Further south, coastal destinations in South Africa, Namibia and the Indian Ocean are emerging as beneficiaries of the great detour. Openly available cruise schedules for the coming seasons feature more calls in Cape Town, Port Louis and other ports that sit on the longer Africa routes. However, these gains come at the cost of longer sea days, higher fuel consumption and more complex logistics for repositioning ships and crew.
What Passengers Should Expect for Upcoming Seasons
For travelers holding bookings in or near the affected regions, the main takeaway is uncertainty. Cruise lines now frame many Middle East and Red Sea itineraries as “subject to change,” and itinerary fine print often stresses that routes may be altered at short notice due to security assessments, insurance requirements or port restrictions beyond the company’s control.
Travel agencies and consumer advocates advise guests to monitor official travel advisories for countries bordering the Red Sea, Gulf of Aden, Arabian Sea and Persian Gulf, as these notices can influence how operators and insurers categorize risk.

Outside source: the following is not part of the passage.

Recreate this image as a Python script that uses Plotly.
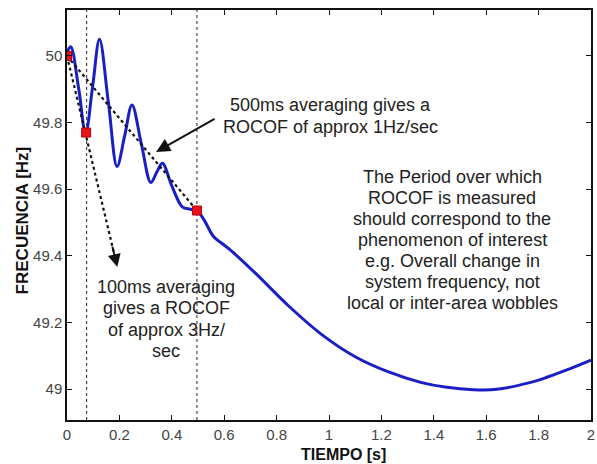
import plotly.graph_objects as go

# Frequency trace
tiempo = [0, 0.014, 0.045, 0.071, 0.098, 0.124, 0.158, 0.191, 0.22, 0.248, 0.284,
          0.32, 0.342, 0.364, 0.40, 0.44, 0.47, 0.496, 0.523, 0.56, 0.592, 0.624,
          0.72, 0.845, 0.97, 1.10, 1.225, 1.35, 1.45, 1.55, 1.64, 1.77, 1.82, 1.9, 2.0]
frecuencia = [50.01, 50.028, 49.90, 49.768, 49.91, 50.05, 49.86, 49.668, 49.76, 49.853, 49.735,
              49.62, 49.65, 49.678, 49.61, 49.547, 49.54, 49.536, 49.508, 49.457, 49.437, 49.417,
              49.347, 49.25, 49.165, 49.097, 49.052, 49.02, 49.005, 48.998, 48.999, 49.02, 49.032, 49.055, 49.087]

# Measurement points (red squares)
meas_t = [0.0, 0.073, 0.496]
meas_f = [50.0, 49.77, 49.536]

# Averaging window boundaries
window_t = [0.075, 0.496]

# ROCOF lines
rocof500_t = [0.0, 0.496]
rocof500_f = [50.0, 49.536]
rocof100_t = [0.0, 0.18]
rocof100_f = [50.0, 49.406]
rocof100_head = (0.192, 49.366)
rocof100_tail = (0.172, 49.432)

# Text blocks (one entry per line) and where they sit
text500_lines = ["500ms averaging gives a", "ROCOF of approx 1Hz/sec"]
text500_x = 1.005
text500_y = [49.853, 49.787]

text_period_lines = ["The Period over which", "ROCOF is measured", "should correspond to the",
                     "phenomenon of interest", "e.g. Overall change in",
                     "system frequency, not", "local or inter-area wobbles"]
text_period_x = 1.47
text_period_y = [49.637, 49.574, 49.511, 49.447, 49.384, 49.321, 49.258]

text100_lines = ["100ms averaging", "gives a ROCOF", "of approx 3Hz/", "sec"]
text100_x = 0.378
text100_y = [49.306, 49.243, 49.177, 49.114]

x_ticks = [0, 0.2, 0.4, 0.6, 0.8, 1.0, 1.2, 1.4, 1.6, 1.8, 2.0]
x_labels = ["0", "0.2", "0.4", "0.6", "0.8", "1", "1.2", "1.4", "1.6", "1.8", "2"]
y_ticks = [49.0, 49.2, 49.4, 49.6, 49.8, 50.0]
y_labels = ["49", "49.2", "49.4", "49.6", "49.8", "50"]

x_range = [0, 2.0]
y_range = [48.907, 50.138]

FONT = "Liberation Sans, Arial, Helvetica, sans-serif"

fig = go.Figure()

fig.add_trace(go.Scatter(x=tiempo, y=frecuencia, mode="lines",
                         line=dict(color="#1a1fc4", width=3, shape="spline", smoothing=1.0),
                         hoverinfo="skip"))

fig.add_trace(go.Scatter(x=rocof500_t, y=rocof500_f, mode="lines",
                         line=dict(color="#111", width=2.2, dash="dot"), hoverinfo="skip"))
fig.add_trace(go.Scatter(x=rocof100_t, y=rocof100_f, mode="lines",
                         line=dict(color="#111", width=2.2, dash="dot"), hoverinfo="skip"))

fig.add_trace(go.Scatter(x=meas_t, y=meas_f, mode="markers",
                         marker=dict(symbol="square", size=9, color="#e8141c",
                                     line=dict(color="#b00010", width=1)),
                         hoverinfo="skip"))

for wt in window_t:
    fig.add_shape(type="line", xref="x", yref="paper", x0=wt, x1=wt, y0=0, y1=1,
                  line=dict(color="#222", width=1, dash="dot"), layer="below")

annotations = []
txt_font = dict(size=18, color="#222", family=FONT)
for lines, xc, ys in [(text500_lines, text500_x, text500_y),
                      (text_period_lines, text_period_x, text_period_y),
                      (text100_lines, text100_x, text100_y)]:
    for line, yy in zip(lines, ys):
        annotations.append(dict(x=xc, y=yy, xref="x", yref="y", text=line,
                                showarrow=False, font=txt_font,
                                xanchor="center", yanchor="middle"))

annotations += [
    dict(x=0.34, y=49.712, ax=0.569, ay=49.814, xref="x", yref="y", axref="x", ayref="y",
         text="", showarrow=True, arrowhead=2, arrowsize=1.4, arrowwidth=2, arrowcolor="#111"),
    dict(x=rocof100_head[0], y=rocof100_head[1], ax=rocof100_tail[0], ay=rocof100_tail[1],
         xref="x", yref="y", axref="x", ayref="y",
         text="", showarrow=True, arrowhead=2, arrowsize=1.3, arrowwidth=2, arrowcolor="#111"),
    dict(x=0.528, y=-0.085, xref="paper", yref="paper", text="<b>TIEMPO [s]</b>",
         showarrow=False, font=dict(size=16, color="#111", family=FONT), yanchor="middle"),
    dict(x=-0.085, y=0.488, xref="paper", yref="paper", text="<b>FRECUENCIA [Hz]</b>",
         showarrow=False, textangle=-90, font=dict(size=17, color="#111", family=FONT),
         xanchor="center", yanchor="middle"),
]

fig.update_layout(
    width=597, height=464,
    margin=dict(l=67, r=2, t=10, b=44),
    paper_bgcolor="white", plot_bgcolor="white",
    showlegend=False,
    annotations=annotations,
    font=dict(family=FONT),
)

axis_common = dict(showgrid=False, zeroline=False, showline=True, linecolor="#111",
                   linewidth=1.5, mirror="ticks", ticks="inside", ticklen=5,
                   tickcolor="#111", tickwidth=1.2, ticklabeloverflow="allow",
                   tickfont=dict(size=15, color="#444", family=FONT))

fig.update_xaxes(range=x_range, tickvals=x_ticks, ticktext=x_labels, **axis_common)
fig.update_yaxes(range=y_range, tickvals=y_ticks, ticktext=y_labels, **axis_common)

# remove the default 8px page margin so the figure fills the window exactly
fig.write_html("out.html", config={"displayModeBar": False},
               post_script="document.body.style.margin='0';")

Publicly available guidance from governments already highlights piracy, missile threats and potential collateral damage from regional conflict as reasons to reconsider nonessential travel in certain waters.
Travel insurance is also becoming a more complex piece of the planning puzzle. Policies may treat declared conflict zones differently from general security alerts, and coverage for missed ports, emergency evacuation or trip cancellation can vary widely. Passengers are increasingly encouraged to read exclusions closely and to assume that cruise lines will prioritize route flexibility over maintaining a fixed schedule when tensions rise.
Despite the upheaval, industry analysts stress that global cruising is not shutting down, but rather rebalancing. Caribbean, northern Europe, Alaska and many parts of Asia remain largely unaffected in operational terms. Yet for travelers who once dreamed of stitching together Europe, the Middle East and Asia in a single seamless voyage, the Iran conflict and its spillover into key maritime chokepoints have made that dream significantly harder to realize, at least for the coming few seasons.